§ **Objective**
All lines below must be repeated exactly, with the pictures omitted.

● ● ●

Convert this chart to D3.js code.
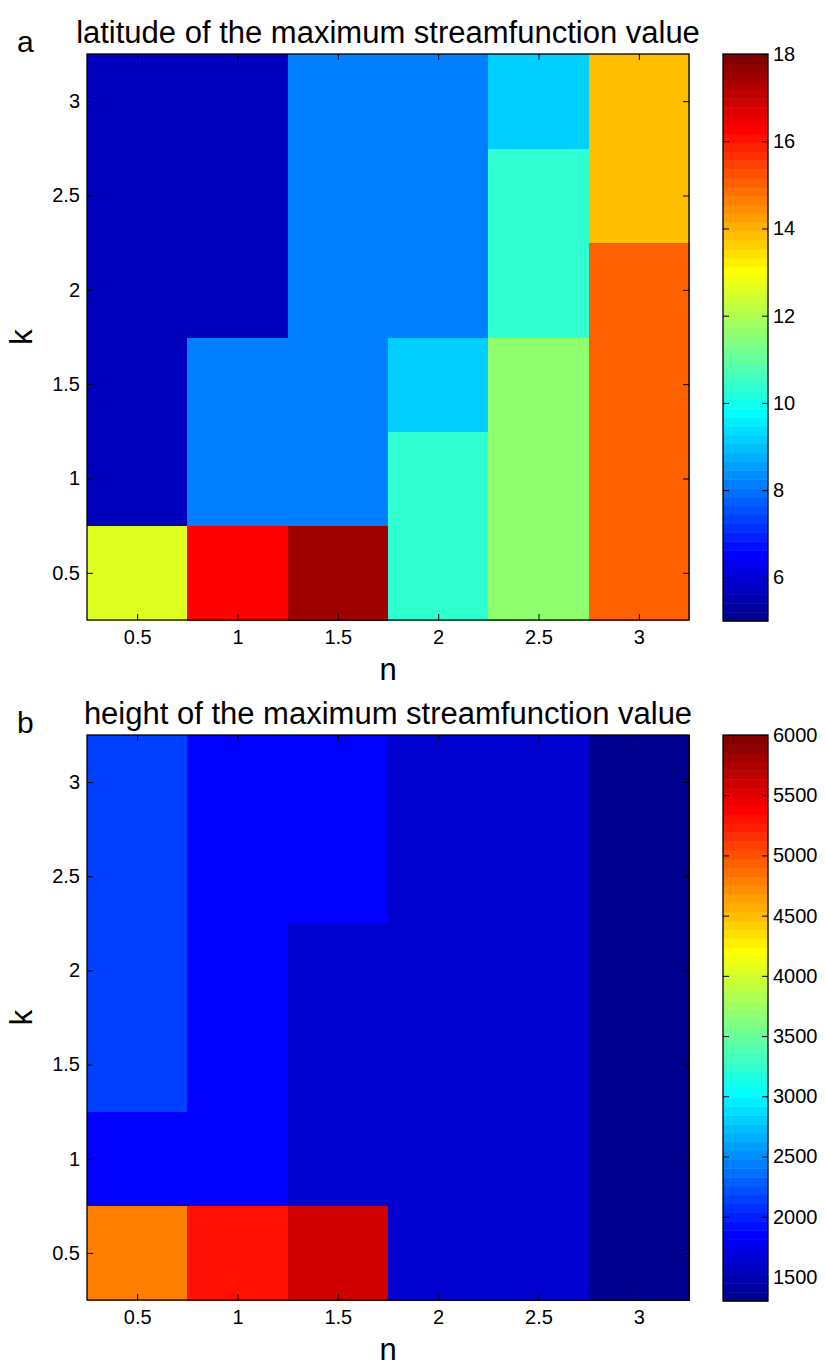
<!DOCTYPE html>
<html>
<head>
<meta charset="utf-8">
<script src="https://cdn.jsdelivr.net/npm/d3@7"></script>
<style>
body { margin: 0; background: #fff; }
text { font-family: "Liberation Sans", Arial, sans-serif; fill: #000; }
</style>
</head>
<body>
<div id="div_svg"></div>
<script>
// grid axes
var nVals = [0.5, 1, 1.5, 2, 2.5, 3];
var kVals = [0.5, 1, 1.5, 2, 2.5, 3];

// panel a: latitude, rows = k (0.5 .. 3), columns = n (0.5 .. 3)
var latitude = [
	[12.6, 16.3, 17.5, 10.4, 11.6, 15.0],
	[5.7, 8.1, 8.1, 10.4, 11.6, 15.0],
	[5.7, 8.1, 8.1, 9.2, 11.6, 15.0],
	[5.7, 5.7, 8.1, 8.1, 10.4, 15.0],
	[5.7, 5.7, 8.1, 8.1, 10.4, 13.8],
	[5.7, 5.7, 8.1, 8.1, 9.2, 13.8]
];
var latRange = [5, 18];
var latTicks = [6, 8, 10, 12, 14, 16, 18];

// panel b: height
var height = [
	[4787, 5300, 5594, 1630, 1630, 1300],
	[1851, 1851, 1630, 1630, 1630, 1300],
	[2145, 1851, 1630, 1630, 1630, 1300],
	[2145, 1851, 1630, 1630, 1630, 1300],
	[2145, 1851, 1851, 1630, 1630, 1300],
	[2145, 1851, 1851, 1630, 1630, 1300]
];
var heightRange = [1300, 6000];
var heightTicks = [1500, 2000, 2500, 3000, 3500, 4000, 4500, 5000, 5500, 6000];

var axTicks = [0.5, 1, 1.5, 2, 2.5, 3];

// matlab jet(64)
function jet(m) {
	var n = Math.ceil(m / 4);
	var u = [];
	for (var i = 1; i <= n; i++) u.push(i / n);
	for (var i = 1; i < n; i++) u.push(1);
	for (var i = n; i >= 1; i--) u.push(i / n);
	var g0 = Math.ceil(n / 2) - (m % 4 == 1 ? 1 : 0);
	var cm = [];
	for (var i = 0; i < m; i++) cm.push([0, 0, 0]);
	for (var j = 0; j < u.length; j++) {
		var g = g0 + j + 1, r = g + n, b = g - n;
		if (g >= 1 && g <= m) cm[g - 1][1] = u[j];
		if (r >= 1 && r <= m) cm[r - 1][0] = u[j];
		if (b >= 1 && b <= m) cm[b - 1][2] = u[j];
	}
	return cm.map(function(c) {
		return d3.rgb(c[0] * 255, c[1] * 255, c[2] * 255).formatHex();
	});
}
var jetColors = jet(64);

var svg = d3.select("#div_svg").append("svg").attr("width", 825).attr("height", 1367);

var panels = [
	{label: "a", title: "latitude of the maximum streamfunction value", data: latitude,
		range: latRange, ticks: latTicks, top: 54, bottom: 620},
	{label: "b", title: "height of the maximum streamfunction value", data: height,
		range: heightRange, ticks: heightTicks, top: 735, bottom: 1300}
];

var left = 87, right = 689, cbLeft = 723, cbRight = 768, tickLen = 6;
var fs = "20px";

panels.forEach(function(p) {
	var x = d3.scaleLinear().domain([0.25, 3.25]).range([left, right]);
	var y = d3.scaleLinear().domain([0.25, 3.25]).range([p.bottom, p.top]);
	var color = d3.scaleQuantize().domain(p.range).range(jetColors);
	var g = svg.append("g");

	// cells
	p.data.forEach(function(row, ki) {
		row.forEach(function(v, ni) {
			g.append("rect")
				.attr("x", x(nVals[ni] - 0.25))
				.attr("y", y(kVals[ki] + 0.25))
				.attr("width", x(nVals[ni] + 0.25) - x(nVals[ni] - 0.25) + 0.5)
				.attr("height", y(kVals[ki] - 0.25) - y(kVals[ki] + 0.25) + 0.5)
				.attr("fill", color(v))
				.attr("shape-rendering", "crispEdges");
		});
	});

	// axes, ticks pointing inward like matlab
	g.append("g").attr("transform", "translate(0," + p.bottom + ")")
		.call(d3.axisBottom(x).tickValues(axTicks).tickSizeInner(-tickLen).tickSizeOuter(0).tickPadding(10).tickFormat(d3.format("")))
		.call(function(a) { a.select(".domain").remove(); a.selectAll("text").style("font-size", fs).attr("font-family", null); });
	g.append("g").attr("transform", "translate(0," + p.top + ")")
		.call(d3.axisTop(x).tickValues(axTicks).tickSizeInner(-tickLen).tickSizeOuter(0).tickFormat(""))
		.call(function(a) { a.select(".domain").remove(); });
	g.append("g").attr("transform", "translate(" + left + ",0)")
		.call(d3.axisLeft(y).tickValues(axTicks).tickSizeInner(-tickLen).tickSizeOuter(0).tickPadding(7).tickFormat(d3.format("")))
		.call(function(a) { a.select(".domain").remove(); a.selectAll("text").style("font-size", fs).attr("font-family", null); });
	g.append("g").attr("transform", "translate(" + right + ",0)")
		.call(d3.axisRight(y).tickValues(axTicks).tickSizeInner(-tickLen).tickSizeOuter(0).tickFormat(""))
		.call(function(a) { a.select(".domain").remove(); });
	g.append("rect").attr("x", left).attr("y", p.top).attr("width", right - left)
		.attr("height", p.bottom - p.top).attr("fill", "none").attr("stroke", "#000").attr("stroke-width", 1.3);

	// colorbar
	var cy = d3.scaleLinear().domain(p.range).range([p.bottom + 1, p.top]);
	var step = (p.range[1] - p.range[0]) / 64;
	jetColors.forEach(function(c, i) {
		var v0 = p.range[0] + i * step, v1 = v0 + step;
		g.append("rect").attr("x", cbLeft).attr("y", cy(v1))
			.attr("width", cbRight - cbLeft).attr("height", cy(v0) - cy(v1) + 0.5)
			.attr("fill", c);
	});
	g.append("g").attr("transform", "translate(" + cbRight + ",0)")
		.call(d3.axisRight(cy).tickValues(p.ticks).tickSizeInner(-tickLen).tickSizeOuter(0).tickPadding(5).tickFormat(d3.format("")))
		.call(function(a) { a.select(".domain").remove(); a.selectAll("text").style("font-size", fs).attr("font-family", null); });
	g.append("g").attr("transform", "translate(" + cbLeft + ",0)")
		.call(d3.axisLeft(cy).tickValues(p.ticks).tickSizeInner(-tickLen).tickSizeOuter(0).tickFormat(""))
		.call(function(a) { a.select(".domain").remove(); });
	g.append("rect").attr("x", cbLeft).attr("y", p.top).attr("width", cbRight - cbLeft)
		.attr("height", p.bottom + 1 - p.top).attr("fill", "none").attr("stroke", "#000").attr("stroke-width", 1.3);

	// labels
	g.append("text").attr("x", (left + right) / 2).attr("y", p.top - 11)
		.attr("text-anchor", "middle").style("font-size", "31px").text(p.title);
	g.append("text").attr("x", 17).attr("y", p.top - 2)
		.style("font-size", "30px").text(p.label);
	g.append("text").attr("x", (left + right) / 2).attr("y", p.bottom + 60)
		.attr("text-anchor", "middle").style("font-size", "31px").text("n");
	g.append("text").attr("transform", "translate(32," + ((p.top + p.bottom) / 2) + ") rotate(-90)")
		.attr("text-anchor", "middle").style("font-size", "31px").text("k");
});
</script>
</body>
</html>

● ● ●

§ **Full answer**
Convert this chart to D3.js code.
<!DOCTYPE html>
<html>
<head>
<meta charset="utf-8">
<script src="https://cdn.jsdelivr.net/npm/d3@7"></script>
<style>
body { margin: 0; background: #fff; }
text { font-family: "Liberation Sans", Arial, sans-serif; fill: #000; }
</style>
</head>
<body>
<div id="div_svg"></div>
<script>
// grid axes
var nVals = [0.5, 1, 1.5, 2, 2.5, 3];
var kVals = [0.5, 1, 1.5, 2, 2.5, 3];

// panel a: latitude, rows = k (0.5 .. 3), columns = n (0.5 .. 3)
var latitude = [
	[12.6, 16.3, 17.5, 10.4, 11.6, 15.0],
	[5.7, 8.1, 8.1, 10.4, 11.6, 15.0],
	[5.7, 8.1, 8.1, 9.2, 11.6, 15.0],
	[5.7, 5.7, 8.1, 8.1, 10.4, 15.0],
	[5.7, 5.7, 8.1, 8.1, 10.4, 13.8],
	[5.7, 5.7, 8.1, 8.1, 9.2, 13.8]
];
var latRange = [5, 18];
var latTicks = [6, 8, 10, 12, 14, 16, 18];

// panel b: height
var height = [
	[4787, 5300, 5594, 1630, 1630, 1300],
	[1851, 1851, 1630, 1630, 1630, 1300],
	[2145, 1851, 1630, 1630, 1630, 1300],
	[2145, 1851, 1630, 1630, 1630, 1300],
	[2145, 1851, 1851, 1630, 1630, 1300],
	[2145, 1851, 1851, 1630, 1630, 1300]
];
var heightRange = [1300, 6000];
var heightTicks = [1500, 2000, 2500, 3000, 3500, 4000, 4500, 5000, 5500, 6000];

var axTicks = [0.5, 1, 1.5, 2, 2.5, 3];

// matlab jet(64)
function jet(m) {
	var n = Math.ceil(m / 4);
	var u = [];
	for (var i = 1; i <= n; i++) u.push(i / n);
	for (var i = 1; i < n; i++) u.push(1);
	for (var i = n; i >= 1; i--) u.push(i / n);
	var g0 = Math.ceil(n / 2) - (m % 4 == 1 ? 1 : 0);
	var cm = [];
	for (var i = 0; i < m; i++) cm.push([0, 0, 0]);
	for (var j = 0; j < u.length; j++) {
		var g = g0 + j + 1, r = g + n, b = g - n;
		if (g >= 1 && g <= m) cm[g - 1][1] = u[j];
		if (r >= 1 && r <= m) cm[r - 1][0] = u[j];
		if (b >= 1 && b <= m) cm[b - 1][2] = u[j];
	}
	return cm.map(function(c) {
		return d3.rgb(c[0] * 255, c[1] * 255, c[2] * 255).formatHex();
	});
}
var jetColors = jet(64);

var svg = d3.select("#div_svg").append("svg").attr("width", 825).attr("height", 1367);

var panels = [
	{label: "a", title: "latitude of the maximum streamfunction value", data: latitude,
		range: latRange, ticks: latTicks, top: 54, bottom: 620},
	{label: "b", title: "height of the maximum streamfunction value", data: height,
		range: heightRange, ticks: heightTicks, top: 735, bottom: 1300}
];

var left = 87, right = 689, cbLeft = 723, cbRight = 768, tickLen = 6;
var fs = "20px";

panels.forEach(function(p) {
	var x = d3.scaleLinear().domain([0.25, 3.25]).range([left, right]);
	var y = d3.scaleLinear().domain([0.25, 3.25]).range([p.bottom, p.top]);
	var color = d3.scaleQuantize().domain(p.range).range(jetColors);
	var g = svg.append("g");

	// cells
	p.data.forEach(function(row, ki) {
		row.forEach(function(v, ni) {
			g.append("rect")
				.attr("x", x(nVals[ni] - 0.25))
				.attr("y", y(kVals[ki] + 0.25))
				.attr("width", x(nVals[ni] + 0.25) - x(nVals[ni] - 0.25) + 0.5)
				.attr("height", y(kVals[ki] - 0.25) - y(kVals[ki] + 0.25) + 0.5)
				.attr("fill", color(v))
				.attr("shape-rendering", "crispEdges");
		});
	});

	// axes, ticks pointing inward like matlab
	g.append("g").attr("transform", "translate(0," + p.bottom + ")")
		.call(d3.axisBottom(x).tickValues(axTicks).tickSizeInner(-tickLen).tickSizeOuter(0).tickPadding(10).tickFormat(d3.format("")))
		.call(function(a) { a.select(".domain").remove(); a.selectAll("text").style("font-size", fs).attr("font-family", null); });
	g.append("g").attr("transform", "translate(0," + p.top + ")")
		.call(d3.axisTop(x).tickValues(axTicks).tickSizeInner(-tickLen).tickSizeOuter(0).tickFormat(""))
		.call(function(a) { a.select(".domain").remove(); });
	g.append("g").attr("transform", "translate(" + left + ",0)")
		.call(d3.axisLeft(y).tickValues(axTicks).tickSizeInner(-tickLen).tickSizeOuter(0).tickPadding(7).tickFormat(d3.format("")))
		.call(function(a) { a.select(".domain").remove(); a.selectAll("text").style("font-size", fs).attr("font-family", null); });
	g.append("g").attr("transform", "translate(" + right + ",0)")
		.call(d3.axisRight(y).tickValues(axTicks).tickSizeInner(-tickLen).tickSizeOuter(0).tickFormat(""))
		.call(function(a) { a.select(".domain").remove(); });
	g.append("rect").attr("x", left).attr("y", p.top).attr("width", right - left)
		.attr("height", p.bottom - p.top).attr("fill", "none").attr("stroke", "#000").attr("stroke-width", 1.3);

	// colorbar
	var cy = d3.scaleLinear().domain(p.range).range([p.bottom + 1, p.top]);
	var step = (p.range[1] - p.range[0]) / 64;
	jetColors.forEach(function(c, i) {
		var v0 = p.range[0] + i * step, v1 = v0 + step;
		g.append("rect").attr("x", cbLeft).attr("y", cy(v1))
			.attr("width", cbRight - cbLeft).attr("height", cy(v0) - cy(v1) + 0.5)
			.attr("fill", c);
	});
	g.append("g").attr("transform", "translate(" + cbRight + ",0)")
		.call(d3.axisRight(cy).tickValues(p.ticks).tickSizeInner(-tickLen).tickSizeOuter(0).tickPadding(5).tickFormat(d3.format("")))
		.call(function(a) { a.select(".domain").remove(); a.selectAll("text").style("font-size", fs).attr("font-family", null); });
	g.append("g").attr("transform", "translate(" + cbLeft + ",0)")
		.call(d3.axisLeft(cy).tickValues(p.ticks).tickSizeInner(-tickLen).tickSizeOuter(0).tickFormat(""))
		.call(function(a) { a.select(".domain").remove(); });
	g.append("rect").attr("x", cbLeft).attr("y", p.top).attr("width", cbRight - cbLeft)
		.attr("height", p.bottom + 1 - p.top).attr("fill", "none").attr("stroke", "#000").attr("stroke-width", 1.3);

	// labels
	g.append("text").attr("x", (left + right) / 2).attr("y", p.top - 11)
		.attr("text-anchor", "middle").style("font-size", "31px").text(p.title);
	g.append("text").attr("x", 17).attr("y", p.top - 2)
		.style("font-size", "30px").text(p.label);
	g.append("text").attr("x", (left + right) / 2).attr("y", p.bottom + 60)
		.attr("text-anchor", "middle").style("font-size", "31px").text("n");
	g.append("text").attr("transform", "translate(32," + ((p.top + p.bottom) / 2) + ") rotate(-90)")
		.attr("text-anchor", "middle").style("font-size", "31px").text("k");
});
</script>
</body>
</html>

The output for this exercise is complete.